Written task: Reproduce the data below in full and exclude every picture.

Dataset excerpt:
[Start]

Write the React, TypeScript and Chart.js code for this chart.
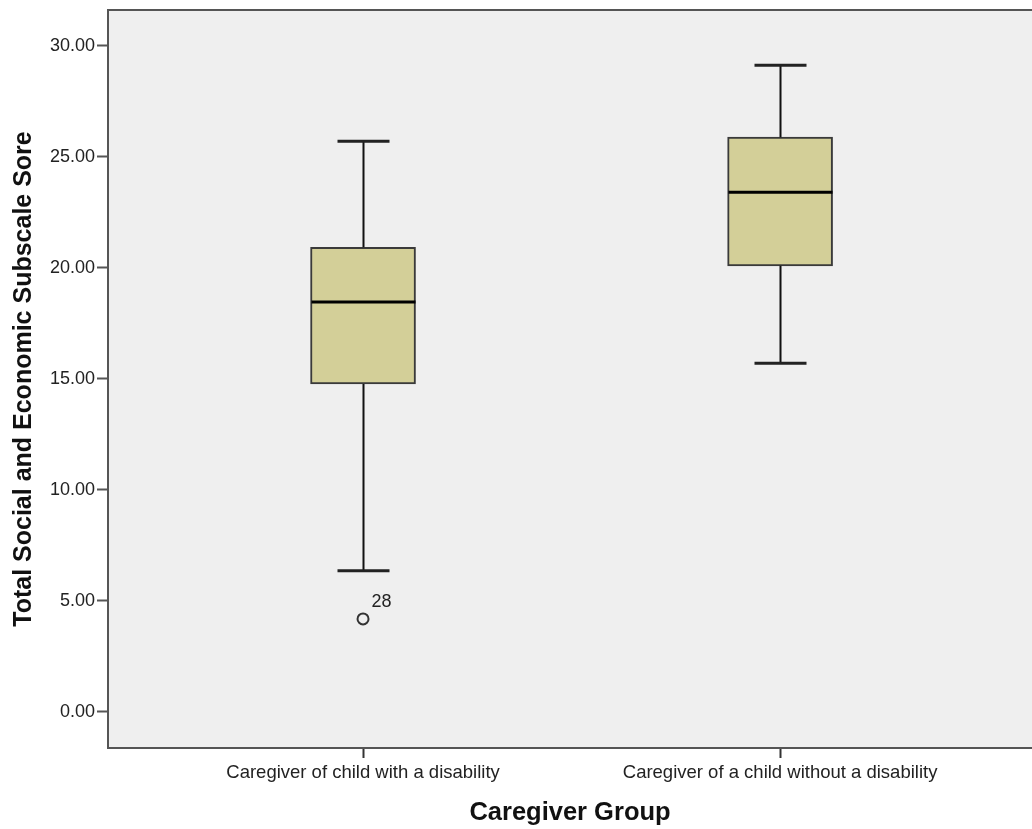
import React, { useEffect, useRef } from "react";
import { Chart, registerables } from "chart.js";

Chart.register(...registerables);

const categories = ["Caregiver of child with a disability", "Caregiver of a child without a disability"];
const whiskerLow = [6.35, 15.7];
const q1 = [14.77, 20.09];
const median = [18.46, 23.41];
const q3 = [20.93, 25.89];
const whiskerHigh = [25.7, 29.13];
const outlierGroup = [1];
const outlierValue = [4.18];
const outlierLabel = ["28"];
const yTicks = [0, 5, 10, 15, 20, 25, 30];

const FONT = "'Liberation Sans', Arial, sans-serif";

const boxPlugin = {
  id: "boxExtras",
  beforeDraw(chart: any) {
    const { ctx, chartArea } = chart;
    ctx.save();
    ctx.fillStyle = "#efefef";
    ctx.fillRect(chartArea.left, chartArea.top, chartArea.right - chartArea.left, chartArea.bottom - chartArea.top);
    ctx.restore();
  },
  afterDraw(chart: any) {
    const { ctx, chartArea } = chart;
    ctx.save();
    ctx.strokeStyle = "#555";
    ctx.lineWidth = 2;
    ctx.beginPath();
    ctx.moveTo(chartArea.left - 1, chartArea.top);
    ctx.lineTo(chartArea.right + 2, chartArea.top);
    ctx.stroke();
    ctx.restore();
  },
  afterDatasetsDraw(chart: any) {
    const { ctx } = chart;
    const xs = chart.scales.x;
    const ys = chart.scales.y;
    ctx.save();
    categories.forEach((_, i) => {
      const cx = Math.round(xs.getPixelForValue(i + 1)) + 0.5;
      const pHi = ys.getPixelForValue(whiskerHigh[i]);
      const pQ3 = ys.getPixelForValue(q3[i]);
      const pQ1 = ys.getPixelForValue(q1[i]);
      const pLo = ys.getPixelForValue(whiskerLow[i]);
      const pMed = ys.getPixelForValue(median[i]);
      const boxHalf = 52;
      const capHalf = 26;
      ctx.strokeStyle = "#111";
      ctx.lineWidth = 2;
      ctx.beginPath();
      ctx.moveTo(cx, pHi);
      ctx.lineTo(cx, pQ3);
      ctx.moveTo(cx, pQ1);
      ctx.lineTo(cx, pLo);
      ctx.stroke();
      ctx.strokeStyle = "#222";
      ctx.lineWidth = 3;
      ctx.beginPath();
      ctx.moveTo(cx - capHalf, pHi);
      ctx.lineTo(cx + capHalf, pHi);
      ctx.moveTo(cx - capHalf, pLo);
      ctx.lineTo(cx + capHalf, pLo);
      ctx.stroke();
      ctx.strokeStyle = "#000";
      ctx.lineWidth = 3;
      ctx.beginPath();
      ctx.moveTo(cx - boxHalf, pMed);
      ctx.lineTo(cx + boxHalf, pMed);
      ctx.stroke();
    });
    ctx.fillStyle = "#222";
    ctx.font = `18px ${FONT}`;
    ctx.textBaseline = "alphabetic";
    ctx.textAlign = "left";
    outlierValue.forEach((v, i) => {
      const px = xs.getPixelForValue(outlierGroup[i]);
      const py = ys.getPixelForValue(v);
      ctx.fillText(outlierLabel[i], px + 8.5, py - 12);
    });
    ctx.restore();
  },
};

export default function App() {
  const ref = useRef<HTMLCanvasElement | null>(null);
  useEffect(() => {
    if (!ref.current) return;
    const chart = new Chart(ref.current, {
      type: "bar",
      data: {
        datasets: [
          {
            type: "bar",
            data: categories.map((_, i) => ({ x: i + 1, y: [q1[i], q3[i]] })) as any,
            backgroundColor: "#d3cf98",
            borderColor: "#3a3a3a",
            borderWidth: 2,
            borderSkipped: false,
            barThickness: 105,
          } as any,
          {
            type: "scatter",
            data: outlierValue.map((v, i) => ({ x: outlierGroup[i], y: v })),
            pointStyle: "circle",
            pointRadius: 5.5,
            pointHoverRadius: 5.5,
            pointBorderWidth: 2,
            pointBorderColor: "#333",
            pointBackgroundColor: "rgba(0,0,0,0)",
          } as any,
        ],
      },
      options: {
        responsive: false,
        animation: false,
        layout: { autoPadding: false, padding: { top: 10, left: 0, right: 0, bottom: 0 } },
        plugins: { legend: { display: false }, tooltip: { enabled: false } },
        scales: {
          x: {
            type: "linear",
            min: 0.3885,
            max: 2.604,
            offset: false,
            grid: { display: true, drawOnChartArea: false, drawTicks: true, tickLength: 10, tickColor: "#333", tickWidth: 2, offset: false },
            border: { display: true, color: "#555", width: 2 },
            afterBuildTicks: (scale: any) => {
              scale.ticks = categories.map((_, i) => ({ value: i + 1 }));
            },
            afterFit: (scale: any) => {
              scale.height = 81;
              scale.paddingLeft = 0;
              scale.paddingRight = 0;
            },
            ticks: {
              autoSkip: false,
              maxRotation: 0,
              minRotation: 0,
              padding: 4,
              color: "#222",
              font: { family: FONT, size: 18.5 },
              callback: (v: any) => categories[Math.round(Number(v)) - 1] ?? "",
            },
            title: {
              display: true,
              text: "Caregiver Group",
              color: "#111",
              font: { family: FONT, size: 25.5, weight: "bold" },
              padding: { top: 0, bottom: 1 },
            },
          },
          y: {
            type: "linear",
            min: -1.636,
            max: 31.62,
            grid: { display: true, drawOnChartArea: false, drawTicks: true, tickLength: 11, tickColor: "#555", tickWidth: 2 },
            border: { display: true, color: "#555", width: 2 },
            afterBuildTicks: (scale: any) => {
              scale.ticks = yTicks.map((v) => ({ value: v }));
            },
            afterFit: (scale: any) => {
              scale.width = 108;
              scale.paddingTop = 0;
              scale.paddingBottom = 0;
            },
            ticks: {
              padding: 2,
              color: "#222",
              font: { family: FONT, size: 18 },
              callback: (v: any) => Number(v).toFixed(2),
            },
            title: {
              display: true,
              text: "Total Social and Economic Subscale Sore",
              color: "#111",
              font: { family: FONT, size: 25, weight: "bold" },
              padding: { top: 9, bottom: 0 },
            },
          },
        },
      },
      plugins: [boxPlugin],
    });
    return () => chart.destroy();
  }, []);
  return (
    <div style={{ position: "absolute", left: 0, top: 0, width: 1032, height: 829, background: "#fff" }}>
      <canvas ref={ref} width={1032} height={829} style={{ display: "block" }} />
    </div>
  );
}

[End]

Expected answer:
Write the React, TypeScript and Chart.js code for this chart.
import React, { useEffect, useRef } from "react";
import { Chart, registerables } from "chart.js";

Chart.register(...registerables);

const categories = ["Caregiver of child with a disability", "Caregiver of a child without a disability"];
const whiskerLow = [6.35, 15.7];
const q1 = [14.77, 20.09];
const median = [18.46, 23.41];
const q3 = [20.93, 25.89];
const whiskerHigh = [25.7, 29.13];
const outlierGroup = [1];
const outlierValue = [4.18];
const outlierLabel = ["28"];
const yTicks = [0, 5, 10, 15, 20, 25, 30];

const FONT = "'Liberation Sans', Arial, sans-serif";

const boxPlugin = {
  id: "boxExtras",
  beforeDraw(chart: any) {
    const { ctx, chartArea } = chart;
    ctx.save();
    ctx.fillStyle = "#efefef";
    ctx.fillRect(chartArea.left, chartArea.top, chartArea.right - chartArea.left, chartArea.bottom - chartArea.top);
    ctx.restore();
  },
  afterDraw(chart: any) {
    const { ctx, chartArea } = chart;
    ctx.save();
    ctx.strokeStyle = "#555";
    ctx.lineWidth = 2;
    ctx.beginPath();
    ctx.moveTo(chartArea.left - 1, chartArea.top);
    ctx.lineTo(chartArea.right + 2, chartArea.top);
    ctx.stroke();
    ctx.restore();
  },
  afterDatasetsDraw(chart: any) {
    const { ctx } = chart;
    const xs = chart.scales.x;
    const ys = chart.scales.y;
    ctx.save();
    categories.forEach((_, i) => {
      const cx = Math.round(xs.getPixelForValue(i + 1)) + 0.5;
      const pHi = ys.getPixelForValue(whiskerHigh[i]);
      const pQ3 = ys.getPixelForValue(q3[i]);
      const pQ1 = ys.getPixelForValue(q1[i]);
      const pLo = ys.getPixelForValue(whiskerLow[i]);
      const pMed = ys.getPixelForValue(median[i]);
      const boxHalf = 52;
      const capHalf = 26;
      ctx.strokeStyle = "#111";
      ctx.lineWidth = 2;
      ctx.beginPath();
      ctx.moveTo(cx, pHi);
      ctx.lineTo(cx, pQ3);
      ctx.moveTo(cx, pQ1);
      ctx.lineTo(cx, pLo);
      ctx.stroke();
      ctx.strokeStyle = "#222";
      ctx.lineWidth = 3;
      ctx.beginPath();
      ctx.moveTo(cx - capHalf, pHi);
      ctx.lineTo(cx + capHalf, pHi);
      ctx.moveTo(cx - capHalf, pLo);
      ctx.lineTo(cx + capHalf, pLo);
      ctx.stroke();
      ctx.strokeStyle = "#000";
      ctx.lineWidth = 3;
      ctx.beginPath();
      ctx.moveTo(cx - boxHalf, pMed);
      ctx.lineTo(cx + boxHalf, pMed);
      ctx.stroke();
    });
    ctx.fillStyle = "#222";
    ctx.font = `18px ${FONT}`;
    ctx.textBaseline = "alphabetic";
    ctx.textAlign = "left";
    outlierValue.forEach((v, i) => {
      const px = xs.getPixelForValue(outlierGroup[i]);
      const py = ys.getPixelForValue(v);
      ctx.fillText(outlierLabel[i], px + 8.5, py - 12);
    });
    ctx.restore();
  },
};

export default function App() {
  const ref = useRef<HTMLCanvasElement | null>(null);
  useEffect(() => {
    if (!ref.current) return;
    const chart = new Chart(ref.current, {
      type: "bar",
      data: {
        datasets: [
          {
            type: "bar",
            data: categories.map((_, i) => ({ x: i + 1, y: [q1[i], q3[i]] })) as any,
            backgroundColor: "#d3cf98",
            borderColor: "#3a3a3a",
            borderWidth: 2,
            borderSkipped: false,
            barThickness: 105,
          } as any,
          {
            type: "scatter",
            data: outlierValue.map((v, i) => ({ x: outlierGroup[i], y: v })),
            pointStyle: "circle",
            pointRadius: 5.5,
            pointHoverRadius: 5.5,
            pointBorderWidth: 2,
            pointBorderColor: "#333",
            pointBackgroundColor: "rgba(0,0,0,0)",
          } as any,
        ],
      },
      options: {
        responsive: false,
        animation: false,
        layout: { autoPadding: false, padding: { top: 10, left: 0, right: 0, bottom: 0 } },
        plugins: { legend: { display: false }, tooltip: { enabled: false } },
        scales: {
          x: {
            type: "linear",
            min: 0.3885,
            max: 2.604,
            offset: false,
            grid: { display: true, drawOnChartArea: false, drawTicks: true, tickLength: 10, tickColor: "#333", tickWidth: 2, offset: false },
            border: { display: true, color: "#555", width: 2 },
            afterBuildTicks: (scale: any) => {
              scale.ticks = categories.map((_, i) => ({ value: i + 1 }));
            },
            afterFit: (scale: any) => {
              scale.height = 81;
              scale.paddingLeft = 0;
              scale.paddingRight = 0;
            },
            ticks: {
              autoSkip: false,
              maxRotation: 0,
              minRotation: 0,
              padding: 4,
              color: "#222",
              font: { family: FONT, size: 18.5 },
              callback: (v: any) => categories[Math.round(Number(v)) - 1] ?? "",
            },
            title: {
              display: true,
              text: "Caregiver Group",
              color: "#111",
              font: { family: FONT, size: 25.5, weight: "bold" },
              padding: { top: 0, bottom: 1 },
            },
          },
          y: {
            type: "linear",
            min: -1.636,
            max: 31.62,
            grid: { display: true, drawOnChartArea: false, drawTicks: true, tickLength: 11, tickColor: "#555", tickWidth: 2 },
            border: { display: true, color: "#555", width: 2 },
            afterBuildTicks: (scale: any) => {
              scale.ticks = yTicks.map((v) => ({ value: v }));
            },
            afterFit: (scale: any) => {
              scale.width = 108;
              scale.paddingTop = 0;
              scale.paddingBottom = 0;
            },
            ticks: {
              padding: 2,
              color: "#222",
              font: { family: FONT, size: 18 },
              callback: (v: any) => Number(v).toFixed(2),
            },
            title: {
              display: true,
              text: "Total Social and Economic Subscale Sore",
              color: "#111",
              font: { family: FONT, size: 25, weight: "bold" },
              padding: { top: 9, bottom: 0 },
            },
          },
        },
      },
      plugins: [boxPlugin],
    });
    return () => chart.destroy();
  }, []);
  return (
    <div style={{ position: "absolute", left: 0, top: 0, width: 1032, height: 829, background: "#fff" }}>
      <canvas ref={ref} width={1032} height={829} style={{ display: "block" }} />
    </div>
  );
}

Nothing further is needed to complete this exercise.